[Begin Raw data]

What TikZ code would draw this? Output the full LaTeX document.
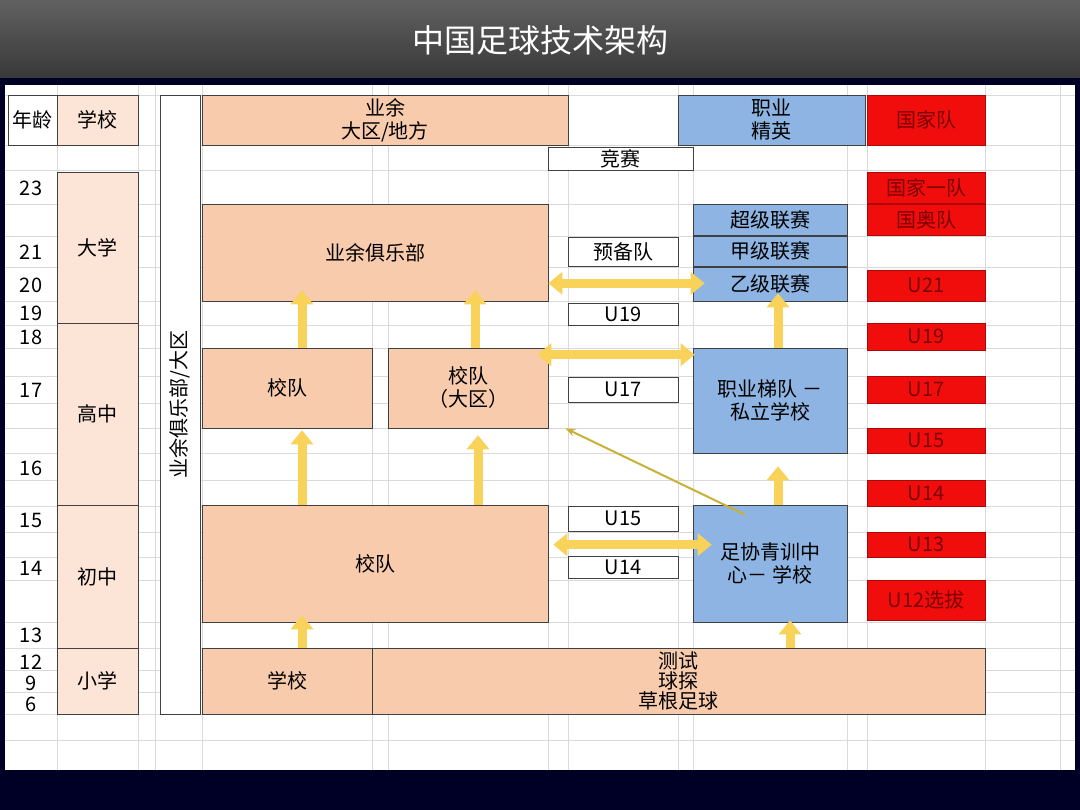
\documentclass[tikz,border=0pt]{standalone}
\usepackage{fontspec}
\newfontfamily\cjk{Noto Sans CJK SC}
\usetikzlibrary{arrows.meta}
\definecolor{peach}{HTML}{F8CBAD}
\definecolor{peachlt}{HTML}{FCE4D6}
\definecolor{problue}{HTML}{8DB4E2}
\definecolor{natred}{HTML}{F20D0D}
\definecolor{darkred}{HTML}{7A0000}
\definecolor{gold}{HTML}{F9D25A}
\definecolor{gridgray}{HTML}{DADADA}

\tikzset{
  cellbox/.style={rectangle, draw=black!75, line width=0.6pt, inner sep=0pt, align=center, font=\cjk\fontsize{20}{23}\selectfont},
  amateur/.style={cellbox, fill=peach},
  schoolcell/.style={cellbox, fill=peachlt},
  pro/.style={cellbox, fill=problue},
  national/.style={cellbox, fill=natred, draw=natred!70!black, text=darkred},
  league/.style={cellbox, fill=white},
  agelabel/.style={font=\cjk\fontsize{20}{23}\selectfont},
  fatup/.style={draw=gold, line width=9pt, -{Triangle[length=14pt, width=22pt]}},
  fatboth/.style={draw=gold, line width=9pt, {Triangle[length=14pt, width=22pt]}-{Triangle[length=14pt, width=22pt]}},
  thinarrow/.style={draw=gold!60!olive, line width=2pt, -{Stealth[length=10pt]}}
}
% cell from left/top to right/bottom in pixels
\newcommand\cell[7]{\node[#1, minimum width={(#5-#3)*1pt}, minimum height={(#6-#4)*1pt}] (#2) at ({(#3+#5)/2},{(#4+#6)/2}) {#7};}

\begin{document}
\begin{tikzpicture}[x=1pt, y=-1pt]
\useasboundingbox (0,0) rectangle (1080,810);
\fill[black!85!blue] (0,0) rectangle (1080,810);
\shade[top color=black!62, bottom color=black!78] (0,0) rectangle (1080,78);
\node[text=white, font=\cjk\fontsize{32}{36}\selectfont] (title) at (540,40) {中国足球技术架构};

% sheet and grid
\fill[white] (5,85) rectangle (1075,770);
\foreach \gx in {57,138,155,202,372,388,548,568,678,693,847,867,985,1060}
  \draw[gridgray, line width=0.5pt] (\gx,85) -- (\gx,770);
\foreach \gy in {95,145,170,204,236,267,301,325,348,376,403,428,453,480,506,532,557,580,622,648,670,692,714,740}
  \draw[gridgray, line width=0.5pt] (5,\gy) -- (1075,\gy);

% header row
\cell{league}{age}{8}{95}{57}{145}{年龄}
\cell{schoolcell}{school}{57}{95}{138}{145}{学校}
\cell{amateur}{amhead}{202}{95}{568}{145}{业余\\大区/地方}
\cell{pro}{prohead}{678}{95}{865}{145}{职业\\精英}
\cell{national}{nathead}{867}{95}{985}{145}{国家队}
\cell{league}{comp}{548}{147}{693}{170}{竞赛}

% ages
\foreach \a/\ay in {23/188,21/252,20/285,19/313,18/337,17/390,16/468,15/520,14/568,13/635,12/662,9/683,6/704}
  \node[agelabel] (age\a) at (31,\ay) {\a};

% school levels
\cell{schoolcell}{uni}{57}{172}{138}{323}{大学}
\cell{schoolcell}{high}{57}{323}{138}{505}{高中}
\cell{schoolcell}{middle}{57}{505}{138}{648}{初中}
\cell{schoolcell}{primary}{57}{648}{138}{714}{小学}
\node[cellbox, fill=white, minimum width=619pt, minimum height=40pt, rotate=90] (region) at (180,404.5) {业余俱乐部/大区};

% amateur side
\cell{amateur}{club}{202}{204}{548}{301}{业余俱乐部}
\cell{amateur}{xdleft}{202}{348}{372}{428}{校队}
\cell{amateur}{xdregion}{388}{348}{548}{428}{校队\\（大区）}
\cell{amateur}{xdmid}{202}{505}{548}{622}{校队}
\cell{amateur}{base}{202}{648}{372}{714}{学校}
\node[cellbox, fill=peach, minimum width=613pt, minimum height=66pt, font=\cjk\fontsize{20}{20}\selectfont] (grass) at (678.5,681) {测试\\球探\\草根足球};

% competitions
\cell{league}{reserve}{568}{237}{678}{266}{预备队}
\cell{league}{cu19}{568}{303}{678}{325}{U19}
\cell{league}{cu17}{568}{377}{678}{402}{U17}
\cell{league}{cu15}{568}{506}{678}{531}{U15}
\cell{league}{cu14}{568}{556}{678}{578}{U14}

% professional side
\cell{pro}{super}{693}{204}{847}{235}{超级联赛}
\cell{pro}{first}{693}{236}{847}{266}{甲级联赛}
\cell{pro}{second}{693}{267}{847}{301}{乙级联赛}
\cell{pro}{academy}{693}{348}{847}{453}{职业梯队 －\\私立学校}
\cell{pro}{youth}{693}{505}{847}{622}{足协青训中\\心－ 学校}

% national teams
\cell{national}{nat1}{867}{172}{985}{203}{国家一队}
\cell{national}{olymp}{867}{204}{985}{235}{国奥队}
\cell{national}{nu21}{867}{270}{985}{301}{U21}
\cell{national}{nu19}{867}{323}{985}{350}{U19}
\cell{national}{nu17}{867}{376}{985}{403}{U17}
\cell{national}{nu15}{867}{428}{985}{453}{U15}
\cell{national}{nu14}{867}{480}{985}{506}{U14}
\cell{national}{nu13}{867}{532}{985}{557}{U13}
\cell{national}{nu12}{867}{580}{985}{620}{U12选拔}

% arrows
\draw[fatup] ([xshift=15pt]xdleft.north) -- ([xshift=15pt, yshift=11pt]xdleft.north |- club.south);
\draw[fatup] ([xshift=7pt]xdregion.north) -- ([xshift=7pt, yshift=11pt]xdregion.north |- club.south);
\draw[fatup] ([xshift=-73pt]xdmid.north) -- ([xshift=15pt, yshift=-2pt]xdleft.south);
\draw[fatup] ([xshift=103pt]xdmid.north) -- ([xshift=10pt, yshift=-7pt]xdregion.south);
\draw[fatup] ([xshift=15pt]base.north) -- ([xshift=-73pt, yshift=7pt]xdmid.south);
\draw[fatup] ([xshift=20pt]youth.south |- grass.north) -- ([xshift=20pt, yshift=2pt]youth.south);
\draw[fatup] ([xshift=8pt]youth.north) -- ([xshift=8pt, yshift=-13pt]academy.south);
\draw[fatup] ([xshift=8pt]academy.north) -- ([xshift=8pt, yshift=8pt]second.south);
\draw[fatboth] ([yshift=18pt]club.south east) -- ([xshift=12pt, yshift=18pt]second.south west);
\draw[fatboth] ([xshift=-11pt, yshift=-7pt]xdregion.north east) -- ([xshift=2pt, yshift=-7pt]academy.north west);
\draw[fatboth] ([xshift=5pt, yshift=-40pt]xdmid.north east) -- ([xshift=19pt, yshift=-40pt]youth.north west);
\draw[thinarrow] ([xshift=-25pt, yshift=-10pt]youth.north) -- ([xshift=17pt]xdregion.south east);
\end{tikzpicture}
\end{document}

[End Raw data]

--- Your task ---
The data above should be repeated exactly, minus any pictures.

--- Solved exercise ---
What TikZ code would draw this? Output the full LaTeX document.
\documentclass[tikz,border=0pt]{standalone}
\usepackage{fontspec}
\newfontfamily\cjk{Noto Sans CJK SC}
\usetikzlibrary{arrows.meta}
\definecolor{peach}{HTML}{F8CBAD}
\definecolor{peachlt}{HTML}{FCE4D6}
\definecolor{problue}{HTML}{8DB4E2}
\definecolor{natred}{HTML}{F20D0D}
\definecolor{darkred}{HTML}{7A0000}
\definecolor{gold}{HTML}{F9D25A}
\definecolor{gridgray}{HTML}{DADADA}

\tikzset{
  cellbox/.style={rectangle, draw=black!75, line width=0.6pt, inner sep=0pt, align=center, font=\cjk\fontsize{20}{23}\selectfont},
  amateur/.style={cellbox, fill=peach},
  schoolcell/.style={cellbox, fill=peachlt},
  pro/.style={cellbox, fill=problue},
  national/.style={cellbox, fill=natred, draw=natred!70!black, text=darkred},
  league/.style={cellbox, fill=white},
  agelabel/.style={font=\cjk\fontsize{20}{23}\selectfont},
  fatup/.style={draw=gold, line width=9pt, -{Triangle[length=14pt, width=22pt]}},
  fatboth/.style={draw=gold, line width=9pt, {Triangle[length=14pt, width=22pt]}-{Triangle[length=14pt, width=22pt]}},
  thinarrow/.style={draw=gold!60!olive, line width=2pt, -{Stealth[length=10pt]}}
}
% cell from left/top to right/bottom in pixels
\newcommand\cell[7]{\node[#1, minimum width={(#5-#3)*1pt}, minimum height={(#6-#4)*1pt}] (#2) at ({(#3+#5)/2},{(#4+#6)/2}) {#7};}

\begin{document}
\begin{tikzpicture}[x=1pt, y=-1pt]
\useasboundingbox (0,0) rectangle (1080,810);
\fill[black!85!blue] (0,0) rectangle (1080,810);
\shade[top color=black!62, bottom color=black!78] (0,0) rectangle (1080,78);
\node[text=white, font=\cjk\fontsize{32}{36}\selectfont] (title) at (540,40) {中国足球技术架构};

% sheet and grid
\fill[white] (5,85) rectangle (1075,770);
\foreach \gx in {57,138,155,202,372,388,548,568,678,693,847,867,985,1060}
  \draw[gridgray, line width=0.5pt] (\gx,85) -- (\gx,770);
\foreach \gy in {95,145,170,204,236,267,301,325,348,376,403,428,453,480,506,532,557,580,622,648,670,692,714,740}
  \draw[gridgray, line width=0.5pt] (5,\gy) -- (1075,\gy);

% header row
\cell{league}{age}{8}{95}{57}{145}{年龄}
\cell{schoolcell}{school}{57}{95}{138}{145}{学校}
\cell{amateur}{amhead}{202}{95}{568}{145}{业余\\大区/地方}
\cell{pro}{prohead}{678}{95}{865}{145}{职业\\精英}
\cell{national}{nathead}{867}{95}{985}{145}{国家队}
\cell{league}{comp}{548}{147}{693}{170}{竞赛}

% ages
\foreach \a/\ay in {23/188,21/252,20/285,19/313,18/337,17/390,16/468,15/520,14/568,13/635,12/662,9/683,6/704}
  \node[agelabel] (age\a) at (31,\ay) {\a};

% school levels
\cell{schoolcell}{uni}{57}{172}{138}{323}{大学}
\cell{schoolcell}{high}{57}{323}{138}{505}{高中}
\cell{schoolcell}{middle}{57}{505}{138}{648}{初中}
\cell{schoolcell}{primary}{57}{648}{138}{714}{小学}
\node[cellbox, fill=white, minimum width=619pt, minimum height=40pt, rotate=90] (region) at (180,404.5) {业余俱乐部/大区};

% amateur side
\cell{amateur}{club}{202}{204}{548}{301}{业余俱乐部}
\cell{amateur}{xdleft}{202}{348}{372}{428}{校队}
\cell{amateur}{xdregion}{388}{348}{548}{428}{校队\\（大区）}
\cell{amateur}{xdmid}{202}{505}{548}{622}{校队}
\cell{amateur}{base}{202}{648}{372}{714}{学校}
\node[cellbox, fill=peach, minimum width=613pt, minimum height=66pt, font=\cjk\fontsize{20}{20}\selectfont] (grass) at (678.5,681) {测试\\球探\\草根足球};

% competitions
\cell{league}{reserve}{568}{237}{678}{266}{预备队}
\cell{league}{cu19}{568}{303}{678}{325}{U19}
\cell{league}{cu17}{568}{377}{678}{402}{U17}
\cell{league}{cu15}{568}{506}{678}{531}{U15}
\cell{league}{cu14}{568}{556}{678}{578}{U14}

% professional side
\cell{pro}{super}{693}{204}{847}{235}{超级联赛}
\cell{pro}{first}{693}{236}{847}{266}{甲级联赛}
\cell{pro}{second}{693}{267}{847}{301}{乙级联赛}
\cell{pro}{academy}{693}{348}{847}{453}{职业梯队 －\\私立学校}
\cell{pro}{youth}{693}{505}{847}{622}{足协青训中\\心－ 学校}

% national teams
\cell{national}{nat1}{867}{172}{985}{203}{国家一队}
\cell{national}{olymp}{867}{204}{985}{235}{国奥队}
\cell{national}{nu21}{867}{270}{985}{301}{U21}
\cell{national}{nu19}{867}{323}{985}{350}{U19}
\cell{national}{nu17}{867}{376}{985}{403}{U17}
\cell{national}{nu15}{867}{428}{985}{453}{U15}
\cell{national}{nu14}{867}{480}{985}{506}{U14}
\cell{national}{nu13}{867}{532}{985}{557}{U13}
\cell{national}{nu12}{867}{580}{985}{620}{U12选拔}

% arrows
\draw[fatup] ([xshift=15pt]xdleft.north) -- ([xshift=15pt, yshift=11pt]xdleft.north |- club.south);
\draw[fatup] ([xshift=7pt]xdregion.north) -- ([xshift=7pt, yshift=11pt]xdregion.north |- club.south);
\draw[fatup] ([xshift=-73pt]xdmid.north) -- ([xshift=15pt, yshift=-2pt]xdleft.south);
\draw[fatup] ([xshift=103pt]xdmid.north) -- ([xshift=10pt, yshift=-7pt]xdregion.south);
\draw[fatup] ([xshift=15pt]base.north) -- ([xshift=-73pt, yshift=7pt]xdmid.south);
\draw[fatup] ([xshift=20pt]youth.south |- grass.north) -- ([xshift=20pt, yshift=2pt]youth.south);
\draw[fatup] ([xshift=8pt]youth.north) -- ([xshift=8pt, yshift=-13pt]academy.south);
\draw[fatup] ([xshift=8pt]academy.north) -- ([xshift=8pt, yshift=8pt]second.south);
\draw[fatboth] ([yshift=18pt]club.south east) -- ([xshift=12pt, yshift=18pt]second.south west);
\draw[fatboth] ([xshift=-11pt, yshift=-7pt]xdregion.north east) -- ([xshift=2pt, yshift=-7pt]academy.north west);
\draw[fatboth] ([xshift=5pt, yshift=-40pt]xdmid.north east) -- ([xshift=19pt, yshift=-40pt]youth.north west);
\draw[thinarrow] ([xshift=-25pt, yshift=-10pt]youth.north) -- ([xshift=17pt]xdregion.south east);
\end{tikzpicture}
\end{document}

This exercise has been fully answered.